Yargıtay Kararı 8. Hukuk Dairesi 2014/7955 E. 2015/11662 K. 25.05.2015 T.

YARGITAY KARARI
DAİRE : 8. Hukuk Dairesi
ESAS NO : 2014/7955
KARAR NO : 2015/11662
KARAR TARİHİ : 25.05.2015

MAHKEMESİ : Asliye Hukuk Mahkemesi
DAVA TÜRÜ : Muhdesatın tespiti

…. ile ….. ve müşterekleri aralarındaki muhdesatın tespiti davasının kabulüne dair .. Asliye Hukuk Mahkemesi’nden verilen 04.11.2013 gün ve 152/354 sayılı hükmün Yargıtay’ca incelenmesi davalı . oğlu) kayyım vekili tarafından süresinde istenilmiş olmakla; dosya incelendi, gereği düşünüldü:

K A R A R

Davacı vekili, tarafların paydaşı olduğu 194 ada 13 parsel sayılı taşınmaz üzerinde bulunan evin ve ahırın davacı tarafından meydana getirildiğini açıklayarak bu hususun tespiti ile tapunun beyanlar hanesine şerh verilmesine karar verilmesini istemiştir.
Davalılardan.. payı için atanan kayyım vekili, davanın reddini savunmuş; diğer davalılar bir savunma getirmemişlerdir.
Mahkemece, davanın kabulüne karar verilmesi üzerine; hüküm, kayyım vekili tarafından temyiz edilmiştir.
Hemen belirtmek gerekir ki; muhdesatın tespiti davaları kendine özgü davalardan olup, dava sonucunda oluşacak ilamın icra ve infaz kabiliyeti bulunmamaktadır. Bunun doğal sonucu olarak bu davaların uygulama alanı sınırlıdır. Taşınmaz hakkında açılmış bir ortaklığın giderilmesi davası ya da kamulaştırma işlemi bulunmadığı takdirde bu dava görülemez. Bunun dışındaki durumlarda davacının muhdesatın tespiti davası açmakta hukuki yararının bulunmadığı kuşkusuzdur. Bu güncel hukuki yararın sadece davanın açıldığı tarihte değil, tahkikatın bitimi ve hükmün verilmesine kadar devamı gereklidir.
Somut olaya gelince; eldeki davanın açıldığı sırada hukuki yararın varlığına dayanak teşkil eden taraflar arasındaki ortaklığın giderilmesi davası, tahkikat sona ermeden, 02.05.2013 tarihinde açılmamış sayılmasına karar verilerek (HMK.m.150/5) sonuçlanmış, böylece davacının hukuki yararı ortadan kalkmıştır.
O halde, davacının güncel hukuki yararının ortadan kalkması nedeniyle davanın usulden reddine (HMK.m.115) karar verilmesi gerekir. Bu yönün gözetilmemesi usul ve yasaya aykırı olduğundan kararın bozulması gerekmiştir.
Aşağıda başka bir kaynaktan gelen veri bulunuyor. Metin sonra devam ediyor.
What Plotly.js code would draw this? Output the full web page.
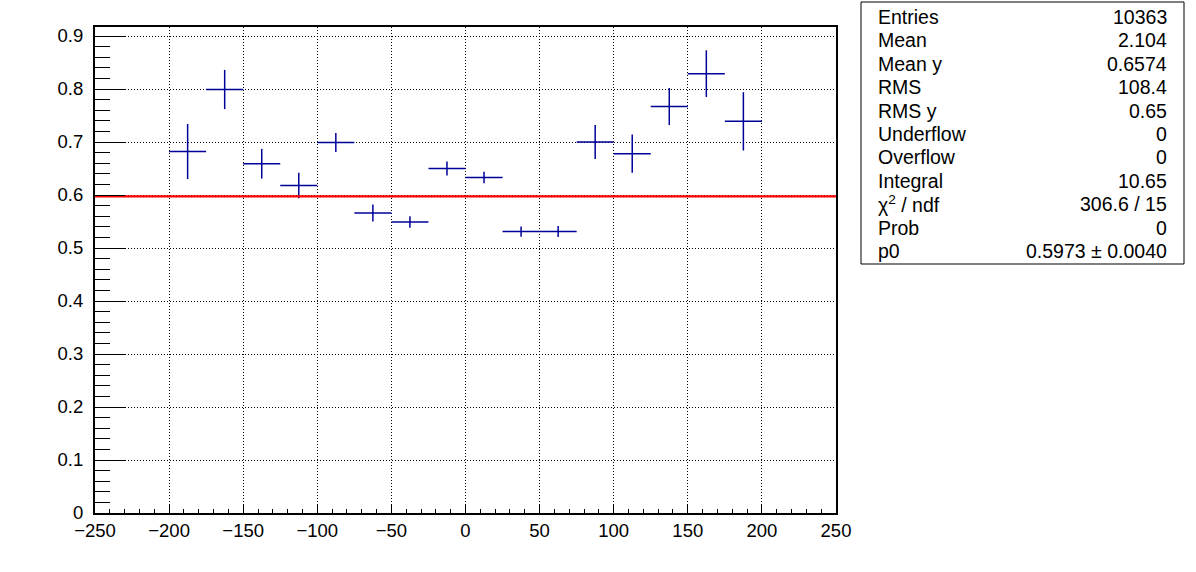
<!DOCTYPE html>
<html>
<head>
<meta charset="utf-8">
<script src="https://cdn.plot.ly/plotly-3.0.1.min.js"></script>
<style>
html, body { margin: 0; padding: 0; background: #ffffff; }
#chart { width: 1196px; height: 572px; }
</style>
</head>
<body>
<div id="chart"></div>
<script>
// ---- data ----
const binCenters = [-187.5, -162.5, -137.5, -112.5, -87.5, -62.5, -37.5, -12.5,
                    12.5, 37.5, 62.5, 87.5, 112.5, 137.5, 162.5, 187.5];
const binHalfWidth = [12.5, 12.5, 12.5, 12.5, 12.5, 12.5, 12.5, 12.5,
                      12.5, 12.5, 12.5, 12.5, 12.5, 12.5, 12.5, 12.5];
const profileValues = [0.682, 0.799, 0.659, 0.618, 0.699, 0.566, 0.549, 0.650,
                       0.633, 0.531, 0.531, 0.700, 0.678, 0.767, 0.829, 0.739];
const profileErrors = [0.052, 0.037, 0.028, 0.024, 0.018, 0.016, 0.011, 0.013,
                       0.011, 0.0097, 0.0104, 0.032, 0.036, 0.035, 0.044, 0.055];
const fitP0 = 0.5973;
const xRange = [-250, 250];
const yRange = [0, 0.917];

const statLabels = ["Entries", "Mean", "Mean y", "RMS", "RMS y", "Underflow",
                    "Overflow", "Integral", "χ<sup>2</sup> / ndf", "Prob", "p0"];
const statValues = ["10363", "2.104", "0.6574", "108.4", "0.65", "0",
                    "0", "10.65", "306.6 / 15", "0", "0.5973 ± 0.0040"];

// ---- layout geometry (pixels) ----
const W = 1196, H = 572;
const M = {l: 95, r: 360, t: 27, b: 59};
const plotW = W - M.l - M.r, plotH = H - M.t - M.b;
const px2x = p => (p - M.l) / plotW;
const px2y = p => (H - M.b - p) / plotH;

const FONT = "Liberation Sans, Arial, Helvetica, sans-serif";
const blue = "#000099";

const traces = [
  {
    type: "scatter",
    mode: "markers",
    x: binCenters,
    y: profileValues,
    marker: {size: 2, color: blue, opacity: 0},
    error_y: {type: "data", array: profileErrors, visible: true, color: blue, thickness: 1.5, width: 0},
    error_x: {type: "data", array: binHalfWidth, visible: true, color: blue, thickness: 1.5, width: 0},
    hoverinfo: "x+y",
    showlegend: false
  },
  {
    type: "scatter",
    mode: "lines",
    x: xRange,
    y: [fitP0, fitP0],
    line: {color: "#ff0000", width: 2.2},
    hoverinfo: "y",
    showlegend: false
  }
];

const annotations = [];
const rowY0 = 17, rowStep = 23.4;
statLabels.forEach((lab, i) => {
  const py = rowY0 + i * rowStep;
  annotations.push({
    xref: "paper", yref: "paper", x: px2x(876), y: px2y(py),
    xanchor: "left", yanchor: "middle", showarrow: false, text: lab,
    font: {family: FONT, size: 19.5, color: "#000"}
  });
  annotations.push({
    xref: "paper", yref: "paper", x: px2x(1169), y: px2y(py),
    xanchor: "right", yanchor: "middle", showarrow: false, text: statValues[i],
    font: {family: FONT, size: 19.5, color: "#000"}
  });
});

const layout = {
  width: W, height: H,
  margin: M,
  paper_bgcolor: "#ffffff",
  plot_bgcolor: "#ffffff",
  showlegend: false,
  font: {family: FONT, size: 18.5, color: "#000"},
  xaxis: {
    range: xRange,
    dtick: 50, tick0: -250,
    ticks: "inside", ticklen: 9, tickwidth: 1, tickcolor: "#000",
    minor: {dtick: 10, ticks: "inside", ticklen: 4, tickwidth: 1, tickcolor: "#000", showgrid: false},
    showgrid: true, gridcolor: "#000", gridwidth: 1, griddash: "1px,2px",
    zeroline: false,
    showline: true, linecolor: "#000", linewidth: 2, mirror: true,
    tickfont: {family: FONT, size: 18.5, color: "#000"},
    ticklabelstandoff: 0
  },
  yaxis: {
    range: yRange,
    dtick: 0.1, tick0: 0,
    ticks: "inside", ticklen: 30, tickwidth: 1, tickcolor: "#000",
    minor: {dtick: 0.02, ticks: "inside", ticklen: 15, tickwidth: 1, tickcolor: "#000", showgrid: false},
    showgrid: true, gridcolor: "#000", gridwidth: 1, griddash: "1px,2px",
    zeroline: false,
    showline: true, linecolor: "#000", linewidth: 2, mirror: true,
    tickfont: {family: FONT, size: 18.5, color: "#000"},
    ticklabelstandoff: 6
  },
  shapes: [
    {type: "rect", xref: "paper", yref: "paper",
     x0: px2x(861), x1: px2x(1184), y0: px2y(264), y1: px2y(2),
     line: {color: "#000", width: 1}, fillcolor: "rgba(255,255,255,0)"}
  ],
  annotations: annotations
};

Plotly.newPlot("chart", traces, layout, {displayModeBar: false, staticPlot: true});
</script>
</body>
</html>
SONUÇ: Kayyım vekilinin temyiz itirazları yukarıda açıklanan nedenle yerinde olduğundan kabulüyle hükmün BOZULMASINA, taraflarca HUMK’nun 388/4. (HMK m.297/ç) ve HUMK’nun 440/I maddeleri gereğince Yargıtay Daire ilamının tebliğinden itibaren ilama karşı 15 gün içinde karar düzeltme isteğinde bulunulabileceğine ve peşin harcın istek halinde temyiz edene iadesine, 25.05.2015 tarihinde oybirliğiyle karar verildi.